MS2SL: Multimodal Spoken Data-Driven Continuous Sign Language Production
Jian Ma, Wenguan Wang, Yi Yang, Feng Zheng
TL;DR
MS2SL presents a diffusion-based, multimodal framework to generate continuous sign language sequences directly from spoken text or speech by leveraging a joint text–audio–sign embedding space with embedding-consistency learning. The method combines text and audio encoders (CLIP and HuBERT) with a sign-focused diffusion generator and a sign predictor, while ECL enables training when one or more modalities are missing. Empirical results on How2Sign and PHOENIX14T show state-of-the-art performance for both text-to-sign and audio-to-sign generation, with ablations demonstrating the value of multi-modality, cycle-consistency, and diffusion. The work advances accessible communication for sign-language users and contributes a scalable framework for cross-modal continuous sign production, though challenges remain for long sequences and nuanced sign articulation.
Abstract
Sign language understanding has made significant strides; however, there is still no viable solution for generating sign sequences directly from entire spoken content, e.g., text or speech. In this paper, we propose a unified framework for continuous sign language production, easing communication between sign and non-sign language users. In particular, a sequence diffusion model, utilizing embeddings extracted from text or speech, is crafted to generate sign predictions step by step.
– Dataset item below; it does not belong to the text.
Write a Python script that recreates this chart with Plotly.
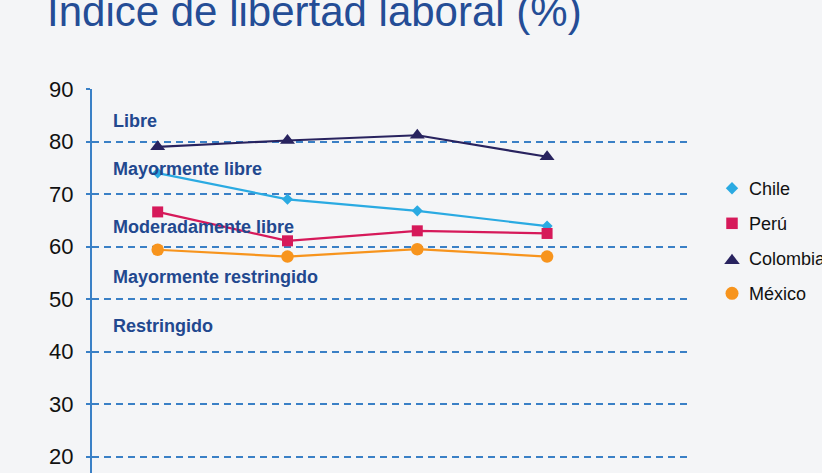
import plotly.graph_objects as go

# ---------------- data ----------------
periods = ["P1", "P2", "P3", "P4"]
chile = [74.0, 69.0, 66.8, 63.9]
peru = [66.6, 61.1, 63.0, 62.5]
colombia = [79.0, 80.2, 81.2, 77.1]
mexico = [59.4, 58.1, 59.5, 58.1]
series_names = ["Chile", "Perú", "Colombia", "México"]
band_labels = ["Libre", "Mayormente libre", "Moderadamente libre",
               "Mayormente restringido", "Restringido"]
band_centers = [84.0, 74.8, 63.7, 54.2, 44.9]
y_ticks = [20, 30, 40, 50, 60, 70, 80, 90]
title_text = "Índice de libertad laboral (%)"

# ---------------- style ----------------
BG = "#f4f5f7"
GRID = "#3a80c6"
NAVY_TXT = "#22488f"
FONT = "Arial, 'Liberation Sans', sans-serif"
colors = ["#2aaae2", "#d6195a", "#28235f", "#f7941d"]
symbols = ["diamond", "square", "triangle-up", "circle"]
sizes = [8.5, 11, 13, 12.5]
leg_sizes = [9.5, 11.5, 13.5, 13]

W, H = 822, 473
ML, MT = 92, 89
plot_w = W - ML
plot_h = H - MT

fig = go.Figure()
xs = list(range(len(periods)))
for name, vals, c, s, sz in zip(series_names, [chile, peru, colombia, mexico],
                                colors, symbols, sizes):
    fig.add_trace(go.Scatter(
        x=xs, y=vals, mode="lines+markers", name=name,
        line=dict(color=c, width=2.2),
        marker=dict(symbol=s, size=sz, color=c, line=dict(width=0)),
        showlegend=False, hoverinfo="skip", cliponaxis=False,
        text=periods,
    ))

# manual legend (overlay subplot covering the paper area)
leg_marker_y = [188.3, 223.3, 260.6, 293.3]
leg_text_y = [189.3, 224.0, 258.5, 294.3]
for i, (name, c, s, sz) in enumerate(zip(series_names, colors, symbols, leg_sizes)):
    fig.add_trace(go.Scatter(
        x=[(732 - ML) / plot_w], y=[(H - leg_marker_y[i]) / plot_h],
        mode="markers", marker=dict(symbol=s, size=sz, color=c, line=dict(width=0)),
        xaxis="x2", yaxis="y2", showlegend=False, hoverinfo="skip",
    ))
    fig.add_annotation(
        x=(747 - ML) / plot_w, y=(H - leg_text_y[i]) / plot_h,
        xref="paper", yref="paper", xanchor="left", yanchor="middle",
        text=name, showarrow=False,
        font=dict(family=FONT, size=18, color="#111111"),
    )

for lbl, yc in zip(band_labels, band_centers):
    fig.add_annotation(
        x=(111 - ML) / plot_w, y=yc, xref="paper", yref="y",
        xanchor="left", yanchor="middle", text="<b>%s</b>" % lbl,
        showarrow=False, font=dict(family=FONT, size=18, color=NAVY_TXT),
    )

fig.update_layout(
    width=W, height=H,
    margin=dict(l=ML, r=0, t=MT, b=0, pad=0),
    paper_bgcolor=BG, plot_bgcolor="rgba(0,0,0,0)",
    title=dict(text=title_text, x=47 / W, xanchor="left", xref="container",
               y=1 - 11.6 / H, yanchor="middle", yref="container",
               font=dict(family=FONT, size=42, color="#244d96")),
    xaxis=dict(domain=[0, (687 - ML) / plot_w], range=[-0.506, 4.078],
               showgrid=False, zeroline=False, showticklabels=False,
               showline=False, ticks=""),
    yaxis=dict(range=[16.9, 90], tickvals=y_ticks, showgrid=True,
               gridcolor=GRID, griddash="7px,5px", gridwidth=1.6,
               zeroline=False, showline=True, linecolor=GRID, linewidth=2,
               ticks="outside", ticklen=4, tickcolor=GRID, tickwidth=1.6,
               ticklabelstandoff=8,
               tickfont=dict(family=FONT, size=22, color="#111111")),
    xaxis2=dict(domain=[0, 1], range=[0, 1], anchor="y2", visible=False,
                fixedrange=True),
    yaxis2=dict(domain=[0, 1], range=[0, 1], anchor="x2", visible=False,
                fixedrange=True),
    showlegend=False,
)

fig.write_html("out.html", config=dict(displayModeBar=False),
               post_script="document.body.style.margin='0';"
                           "document.body.style.overflow='hidden';")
Moreover, by creating a joint embedding space for text, audio, and sign, we bind these modalities and leverage the semantic consistency among them to provide informative feedback for the model training. This embedding-consistency learning strategy minimizes the reliance on sign triplets and ensures continuous model refinement, even with a missing audio modality. Experiments on How2Sign and PHOENIX14T datasets demonstrate that our model achieves competitive performance in sign language production.